Source code of charts
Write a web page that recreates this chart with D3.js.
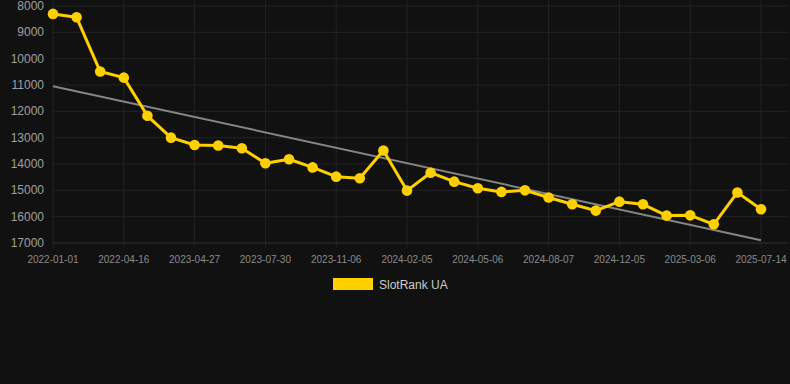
<!DOCTYPE html>
<html>
<head>
<meta charset="utf-8">
<script src="https://cdn.jsdelivr.net/npm/d3@7"></script>
<style>
  html, body { margin: 0; padding: 0; background: #111111; }
  svg { display: block; font-family: Arial, "Liberation Sans", sans-serif; }
</style>
</head>
<body>
<svg id="chart" width="790" height="384"></svg>
<script>
// dates (one per point) and rank values
var dates = [
  "2022-01-01", "2022-02-05", "2022-03-12", "2022-04-16", "2022-05-21", "2023-02-15",
  "2023-04-27", "2023-05-28", "2023-06-28", "2023-07-30", "2023-08-30", "2023-10-05",
  "2023-11-06", "2023-12-07", "2024-01-05", "2024-02-05", "2024-03-06", "2024-04-05",
  "2024-05-06", "2024-06-05", "2024-07-06", "2024-08-07", "2024-09-07", "2024-10-21",
  "2024-12-05", "2025-01-04", "2025-02-03", "2025-03-06", "2025-04-10", "2025-06-10",
  "2025-07-14"
];
var ranks = [
  8300, 8430, 10490, 10720, 12170, 13000,
  13280, 13300, 13400, 13970, 13820, 14130,
  14480, 14540, 13490, 15010, 14330, 14670,
  14920, 15060, 15000, 15270, 15530, 15770,
  15430, 15530, 15960, 15950, 16290, 15080,
  15720
];
var yTicks = [8000, 9000, 10000, 11000, 12000, 13000, 14000, 15000, 16000, 17000];
var seriesName = "SlotRank UA";

var svg = d3.select("svg#chart");
var plotLeft = 53, plotRight = 788, plotTop = 6, plotBottom = 243;

var x = d3.scalePoint().domain(d3.range(dates.length)).range([plotLeft, 761]);
var y = d3.scaleLinear().domain([8000, 17000]).range([plotTop, plotBottom]);

// grid lines
var labelIdx = d3.range(0, dates.length, 3);
svg.append("g").selectAll("line").data(yTicks).enter().append("line")
  .attr("x1", plotLeft).attr("x2", plotRight)
  .attr("y1", d => y(d)).attr("y2", d => y(d))
  .attr("stroke", d => d === 17000 ? "#333" : "#232323").attr("stroke-width", 1);
svg.append("g").selectAll("line").data(labelIdx).enter().append("line")
  .attr("x1", d => x(d)).attr("x2", d => x(d))
  .attr("y1", 0).attr("y2", plotBottom + 5)
  .attr("stroke", "#232323").attr("stroke-width", 1);

// y labels
svg.append("g").selectAll("text").data(yTicks).enter().append("text")
  .attr("x", 44).attr("y", d => y(d) + 4)
  .attr("text-anchor", "end")
  .attr("fill", "#a0a0a0").attr("font-size", 12)
  .text(d => d);

// x labels
svg.append("g").selectAll("text").data(labelIdx).enter().append("text")
  .attr("x", d => x(d)).attr("y", 263)
  .attr("text-anchor", "middle")
  .attr("fill", "#8a8a8a").attr("font-size", 10)
  .text(d => dates[d]);

// trend line (least squares)
var n = ranks.length;
var mx = d3.mean(d3.range(n)), my = d3.mean(ranks);
var sxy = d3.sum(ranks, (v, i) => (i - mx) * (v - my));
var sxx = d3.sum(d3.range(n), i => (i - mx) * (i - mx));
var slope = sxy / sxx, icpt = my - slope * mx;
svg.append("line")
  .attr("x1", x(0)).attr("y1", y(icpt))
  .attr("x2", x(n - 1)).attr("y2", y(icpt + slope * (n - 1)))
  .attr("stroke", "#858585").attr("stroke-width", 2);

// series line
var line = d3.line().x((d, i) => x(i)).y(d => y(d));
svg.append("path").datum(ranks)
  .attr("d", line)
  .attr("fill", "none")
  .attr("stroke", "#ffd000").attr("stroke-width", 3)
  .attr("stroke-linejoin", "round");

svg.append("g").selectAll("circle").data(ranks).enter().append("circle")
  .attr("cx", (d, i) => x(i)).attr("cy", d => y(d))
  .attr("r", 5.3).attr("fill", "#ffd000");

// legend
svg.append("rect").attr("x", 333).attr("y", 278).attr("width", 40).attr("height", 12)
  .attr("fill", "#ffd000");
svg.append("text").attr("x", 379).attr("y", 289)
  .attr("fill", "#cccccc").attr("font-size", 12)
  .text(seriesName);
</script>
</body>
</html>
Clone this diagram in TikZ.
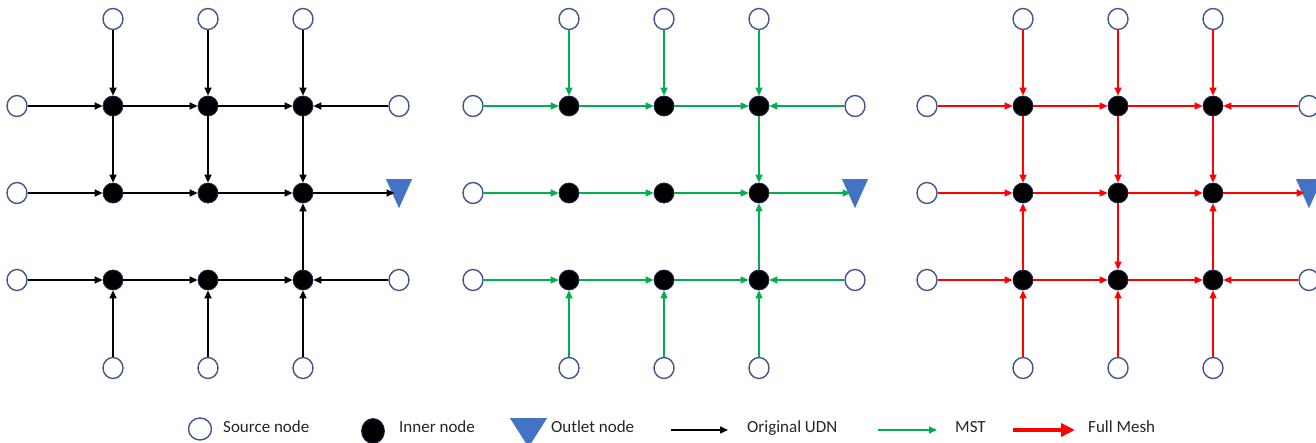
\documentclass[tikz,border=0pt]{standalone}
\usepackage{fontspec}
\setmainfont{Carlito}
\usetikzlibrary{arrows.meta,shapes.geometric}
\definecolor{srcblue}{RGB}{68,84,140}
\definecolor{innerrim}{RGB}{30,40,85}
\definecolor{outletblue}{RGB}{68,114,196}
\definecolor{mstgreen}{RGB}{0,176,80}
\definecolor{meshred}{RGB}{255,0,0}
\definecolor{txtgray}{RGB}{38,38,38}
\tikzset{
  srcnode/.style={ellipse, draw=srcblue, line width=1.4pt, fill=white, minimum width=20pt, minimum height=21pt, inner sep=0pt},
  innernode/.style={circle, draw=innerrim, line width=0.8pt, fill=black, minimum size=20pt, inner sep=0pt},
  outletnode/.style={isosceles triangle, isosceles triangle stretches, shape border rotate=-90, fill=outletblue, draw=none, minimum width=26pt, minimum height=29pt, inner sep=0pt},
  udn/.style={draw=black, line width=1.7pt, -{Triangle[length=8pt,width=7pt]}},
  mst/.style={draw=mstgreen, line width=1.6pt, -{Triangle[length=8pt,width=7pt]}},
  mesh/.style={draw=meshred, line width=1.6pt, -{Triangle[length=8pt,width=7pt]}},
  legtext/.style={anchor=base west, inner sep=0pt, text=txtgray, font=\fontsize{17pt}{20pt}\selectfont},
}
\newcommand\gridnodes[2]{%
  \foreach \c/\xx in {1/113,2/208,3/303} {
    \node[srcnode] (#1t\c) at (#2+\xx,19) {};
    \node[srcnode] (#1b\c) at (#2+\xx,368) {};
    \foreach \r/\yy in {1/106,2/193,3/280} {
      \node[innernode] (#1\r\c) at (#2+\xx,\yy) {};
    }
  }
  \foreach \r/\yy in {1/106,2/193,3/280} {
    \node[srcnode] (#1l\r) at (#2+17,\yy) {};
  }
  \node[srcnode] (#1r1) at (#2+399,106) {};
  \node[srcnode] (#1r3) at (#2+399,280) {};
  \node[outletnode, anchor=north] (#1o) at (#2+399,179) {};
}
\begin{document}
\begin{tikzpicture}[x=1pt,y=-1pt]
\useasboundingbox[fill=white] (0,0) rectangle (1316,443);
% panels
\gridnodes{A}{0}
\gridnodes{B}{456}
\gridnodes{C}{910}
\foreach \p/\s in {A/udn,B/mst,C/mesh} {
  \foreach \c in {1,2,3} {
    \draw[\s] (\p t\c) -- (\p 1\c);
    \draw[\s] (\p b\c) -- (\p 3\c);
  }
  \foreach \r in {1,2,3} {
    \draw[\s] (\p l\r) -- (\p \r 1);
    \draw[\s] (\p \r 1) -- (\p \r 2);
    \draw[\s] (\p \r 2) -- (\p \r 3);
  }
  \draw[\s] (\p r1) -- (\p 13);
  \draw[\s] (\p r3) -- (\p 33);
  \draw[\s, shorten >=-5pt] (\p 23.east) -- (\p o.west |- \p 23.east);
}
% Original UDN verticals
\draw[udn] (A11) -- (A21);
\draw[udn] (A12) -- (A22);
\draw[udn] (A13) -- (A23);
\draw[udn] (A33) -- (A23);
% MST verticals
\draw[mst] (B13) -- (B23);
\draw[mst] (B33) -- (B23);
% Full mesh verticals
\draw[mesh] (C11) -- (C21);
\draw[mesh] (C12) -- (C22);
\draw[mesh] (C13) -- (C23);
\draw[mesh] (C31) -- (C21);
\draw[mesh] (C22) -- (C32);
\draw[mesh] (C33) -- (C23);
% legend
\node[srcnode, minimum width=23pt, minimum height=22pt] (lsrc) at (200,429) {};
\node[legtext] (lsrct) at (223,432) {Source node};
\node[innernode, ellipse, minimum width=23pt, minimum height=25pt] (linn) at (373,431) {};
\node[legtext] (linnt) at (399,432) {Inner node};
\node[outletnode, minimum width=37pt, minimum height=29pt, anchor=north] (lout) at (528.5,418) {};
\node[legtext] (loutt) at (551,432) {Outlet node};
\coordinate (ka) at (671,430);
\coordinate (kb) at (728,430);
\draw[udn, line width=1.5pt] (ka) -- (kb);
\node[legtext] (kt) at (747,432) {Original UDN};
\coordinate (ga) at (878,430);
\coordinate (gb) at (937,430);
\draw[mst] (ga) -- (gb);
\node[legtext] (gt) at (955,432) {MST};
\coordinate (ra) at (1013,430);
\coordinate (rb) at (1075,430);
\draw[draw=meshred, line width=4pt, -{Triangle[length=14pt,width=13pt]}] (ra) -- (rb);
\node[legtext] (rt) at (1088,432) {Full Mesh};
\end{tikzpicture}
\end{document}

What you are asked to do: All lines of the data above that include the word "this" must be shown.

Correct response:
Write a web page that recreates this chart with D3.js.
Clone this diagram in TikZ.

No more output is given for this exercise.